One of the most famous statements in all of modern philosophy must surely be: "Whereof one cannot speak, thereof one must be silent." What does silence tell us about the relationship between speech, truth and 'reality'? This foundational question was raised by Ludwig Wittgenstein in the resounding conclusion to the only book, the slim 75-page Tractatus Logico-Philosophicus (TLP, 1921), that he published in his lifetime.
When should one speak? Why should one 'be silent'? What are the things about which one 'cannot speak'?
The answer to these profound Wittgensteinian queries remains vexed. Yet, if philosophy has any value at all, it is that it is opens up a space for questioning. Wittgenstein might have agreed. A trained aeronautical engineer, he once asked: Why should philosophy be the same in the age of airplanes as when people travelled by coach?
Quite. So what does silence signify in the age of Twitter?
Let me then try and apply Wittgenstein's insights here to a practical issue that has recently come to the fore in our country - namely, the Prime Minister's silence in the wake of several political controversies that have arisen of late. This perceived inaction has provoked considerable reaction. A vast majority of our citizenry are quietly puzzled by it while others, especially in the opposition and media, have vociferously demand that the PM 'must speak'. Well, must he?
So far, the simple argument has been that it is entirely up to him. The PM, after all, cannot pronounce on 'each and every matter'. He carries the weight of grave responsibilities and, in any case, he has been away, somewhat literally, from the 'scene of the crime.'
The counter-argument is that, unlike his predecessor (hard to imagine a 'Manmohan-ki-Baat), this PM is a great communicator. He tweets often, and his radio broadcasts, where he frankly expresses apprehensions as well as aspirations, go out to the nation every month. Also, he promised his electorate a Bharat that is 'swacch' in moral as well as material terms. Thus, his present silence on 'Lalit-gate', 'Vyapam' and other political challenges is problematic.
Wittgenstein would dismiss both these perspectives as 'non-sense' - or not making logical sense.
Each side, Wittgenstein would likely say, is engaged in looking at the frame rather than the picture. Forget the externals and focus on the facts, he'd say. Interpretations of motive are immaterial. In the 'picture theory of meaning' that Wittgenstein advances in the TLP, a speaker is obligated to compare the words he utters with the 'reality' out there.

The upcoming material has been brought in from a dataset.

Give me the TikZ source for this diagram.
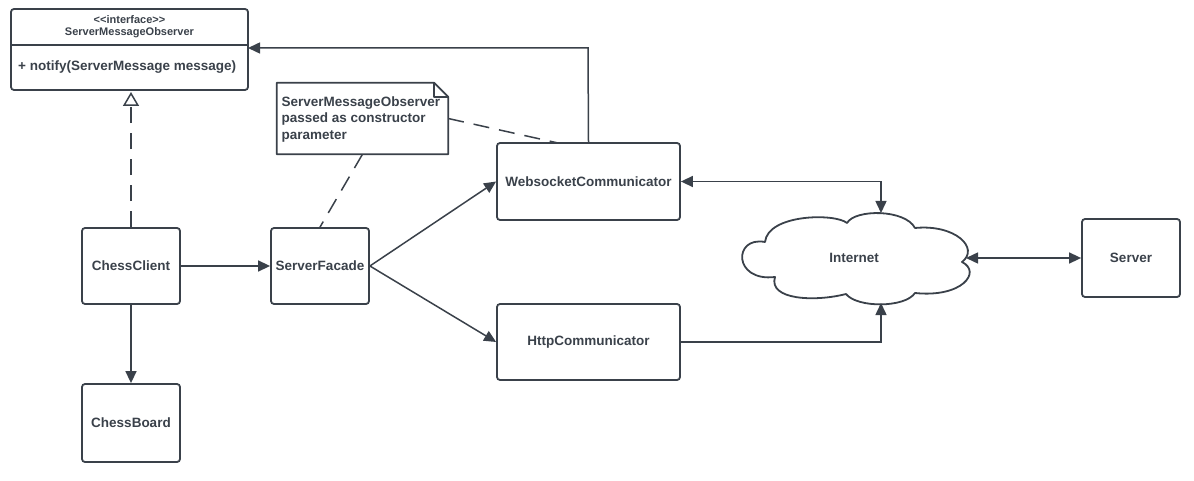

If what he says corresponds accurately to what he sees, if each 'fact' he presents can be 'verified', he should speak. Otherwise, he should remain steadfastly silent.
So: 'When should one speak?' Answer: When one sees the picture clearly and only then. And: 'Why should one 'be silent'?' Because, once again, silence is the only option when one cannot decipher the real picture.
On the TLP view, then, the PM should not speak unless he has a clear, verifiable picture of the facts that he can state without equivocation. His 'freedom of speech' is, so to speak, restricted by what he does not know.
On the other hand, if he does have a clear view, equally, he must speak and unambiguously describe the picture as it is, deleting nothing and adding nothing. It would amount to a failure of reason itself not to do so.
When one describes the unvarnished truth, reason triumphs and silence loses its point. The only justification, then, for the PM to currently withhold speech, on the TLP analysis, is on the grounds that he is confused or does not have access to the true picture. If this is so, he could choose to state this unflinchingly in his 'Mann-ki-Baat', for example - and the electorate would doubtless respect him greatly for it. However, no form of self-interest, including an altruistic regard for the overall public good would, according to the Wittgenstein of the TLP, comprise good reasons for the PM's not speaking out if he actually knows the truth.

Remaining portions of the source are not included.